<<<<

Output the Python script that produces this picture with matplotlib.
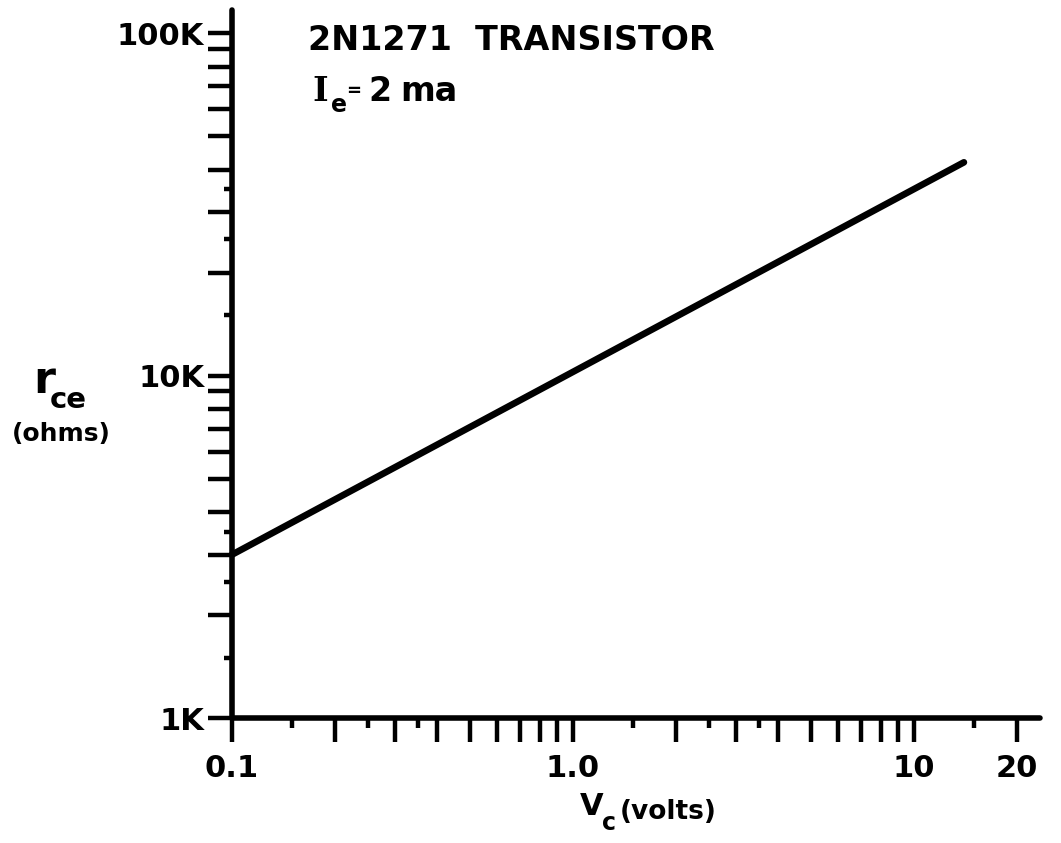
import matplotlib
matplotlib.use("Agg")
import matplotlib.pyplot as plt
from matplotlib.ticker import FixedLocator, FixedFormatter, NullFormatter

# Collector voltage (V) and collector-emitter resistance (ohms)
vc_volts = [0.1, 14.0]
rce_ohms = [3000.0, 42000.0]

# Axis ticks
x_long_ticks = [0.1, 0.2, 0.3, 0.4, 0.5, 0.6, 0.7, 0.8, 0.9,
                1.0, 2, 3, 4, 5, 6, 7, 8, 9, 10, 20]
x_short_ticks = [0.15, 0.25, 0.35, 1.5, 2.5, 3.5, 15]
x_tick_labels = {0.1: "0.1", 1.0: "1.0", 10: "10", 20: "20"}

y_long_ticks = [1e3, 2e3, 3e3, 4e3, 5e3, 6e3, 7e3, 8e3, 9e3,
                1e4, 2e4, 3e4, 4e4, 5e4, 6e4, 7e4, 8e4, 9e4, 1e5]
y_short_ticks = [1500, 2500, 3500, 15000, 25000, 35000]
y_tick_labels = {1e3: "1K", 1e4: "10K", 1e5: "100K"}

W, H = 1061, 843
fig = plt.figure(figsize=(W / 100, H / 100), dpi=100)
fig.patch.set_facecolor("white")

left_px, right_px, top_px, bottom_px = 232, 1040, 10, 718
ax = fig.add_axes([left_px / W, 1 - bottom_px / H,
                   (right_px - left_px) / W, (bottom_px - top_px) / H])
ax.set_xscale("log")
ax.set_yscale("log")
ax.set_xlim(0.1, 23.4)
ax.set_ylim(1000, 117000)

ax.plot(vc_volts, rce_ohms, color="black", lw=4.8, solid_capstyle="round",
        clip_on=False)

for side in ("top", "right"):
    ax.spines[side].set_visible(False)
for side in ("left", "bottom"):
    ax.spines[side].set_linewidth(4.0)
    ax.spines[side].set_capstyle("round")

ax.xaxis.set_major_locator(FixedLocator(x_long_ticks))
ax.xaxis.set_major_formatter(FixedFormatter(
    [x_tick_labels.get(t, "") for t in x_long_ticks]))
ax.xaxis.set_minor_locator(FixedLocator(x_short_ticks))
ax.xaxis.set_minor_formatter(NullFormatter())

ax.yaxis.set_major_locator(FixedLocator(y_long_ticks))
ax.yaxis.set_major_formatter(FixedFormatter(
    [y_tick_labels.get(t, "") for t in y_long_ticks]))
ax.yaxis.set_minor_locator(FixedLocator(y_short_ticks))
ax.yaxis.set_minor_formatter(NullFormatter())

ax.tick_params(axis="x", which="major", direction="out", length=17,
               width=3.2, pad=9, labelsize=22)
ax.tick_params(axis="x", which="minor", direction="out", length=7, width=3.2)
ax.tick_params(axis="y", which="major", direction="out", length=17,
               width=3.2, pad=3, labelsize=22)
ax.tick_params(axis="y", which="minor", direction="out", length=6, width=3.2)
for lbl in ax.get_xticklabels() + ax.get_yticklabels():
    lbl.set_fontweight("bold")


def put(x, y, s, size, **kw):
    """Place bold text by pixel position (x from left, baseline y from top)."""
    fig.text(x / W, 1 - y / H, s, fontsize=size, fontweight="bold",
             va="baseline", ha="left", **kw)


# Heading
put(308, 50, "2N1271  TRANSISTOR", 24)
put(312, 101, "I", 24, family="DejaVu Serif")
put(331, 112, "e", 17)
put(346, 96, "=", 13)
put(368, 101, "2", 24)
put(400, 101, "ma", 24)

# Y axis title
put(33, 393, "r", 32)
put(50, 408, "ce", 21)
put(12, 441, "(ohms)", 18)

# X axis title
put(580, 815, "V", 22)
put(602, 830, "c", 17)
put(620, 819, "(volts)", 19)

fig.savefig("out.png", dpi=100, facecolor="white")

>>>>

__BRIEF__: Write out an exact copy of the listing, first line through the line containing "ax.yaxis.set_minor_formatter(NullFormatter())", with the pictures left out.

__THE RESULT__:
Output the Python script that produces this picture with matplotlib.
import matplotlib
matplotlib.use("Agg")
import matplotlib.pyplot as plt
from matplotlib.ticker import FixedLocator, FixedFormatter, NullFormatter

# Collector voltage (V) and collector-emitter resistance (ohms)
vc_volts = [0.1, 14.0]
rce_ohms = [3000.0, 42000.0]

# Axis ticks
x_long_ticks = [0.1, 0.2, 0.3, 0.4, 0.5, 0.6, 0.7, 0.8, 0.9,
                1.0, 2, 3, 4, 5, 6, 7, 8, 9, 10, 20]
x_short_ticks = [0.15, 0.25, 0.35, 1.5, 2.5, 3.5, 15]
x_tick_labels = {0.1: "0.1", 1.0: "1.0", 10: "10", 20: "20"}

y_long_ticks = [1e3, 2e3, 3e3, 4e3, 5e3, 6e3, 7e3, 8e3, 9e3,
                1e4, 2e4, 3e4, 4e4, 5e4, 6e4, 7e4, 8e4, 9e4, 1e5]
y_short_ticks = [1500, 2500, 3500, 15000, 25000, 35000]
y_tick_labels = {1e3: "1K", 1e4: "10K", 1e5: "100K"}

W, H = 1061, 843
fig = plt.figure(figsize=(W / 100, H / 100), dpi=100)
fig.patch.set_facecolor("white")

left_px, right_px, top_px, bottom_px = 232, 1040, 10, 718
ax = fig.add_axes([left_px / W, 1 - bottom_px / H,
                   (right_px - left_px) / W, (bottom_px - top_px) / H])
ax.set_xscale("log")
ax.set_yscale("log")
ax.set_xlim(0.1, 23.4)
ax.set_ylim(1000, 117000)

ax.plot(vc_volts, rce_ohms, color="black", lw=4.8, solid_capstyle="round",
        clip_on=False)

for side in ("top", "right"):
    ax.spines[side].set_visible(False)
for side in ("left", "bottom"):
    ax.spines[side].set_linewidth(4.0)
    ax.spines[side].set_capstyle("round")

ax.xaxis.set_major_locator(FixedLocator(x_long_ticks))
ax.xaxis.set_major_formatter(FixedFormatter(
    [x_tick_labels.get(t, "") for t in x_long_ticks]))
ax.xaxis.set_minor_locator(FixedLocator(x_short_ticks))
ax.xaxis.set_minor_formatter(NullFormatter())

ax.yaxis.set_major_locator(FixedLocator(y_long_ticks))
ax.yaxis.set_major_formatter(FixedFormatter(
    [y_tick_labels.get(t, "") for t in y_long_ticks]))
ax.yaxis.set_minor_locator(FixedLocator(y_short_ticks))
ax.yaxis.set_minor_formatter(NullFormatter())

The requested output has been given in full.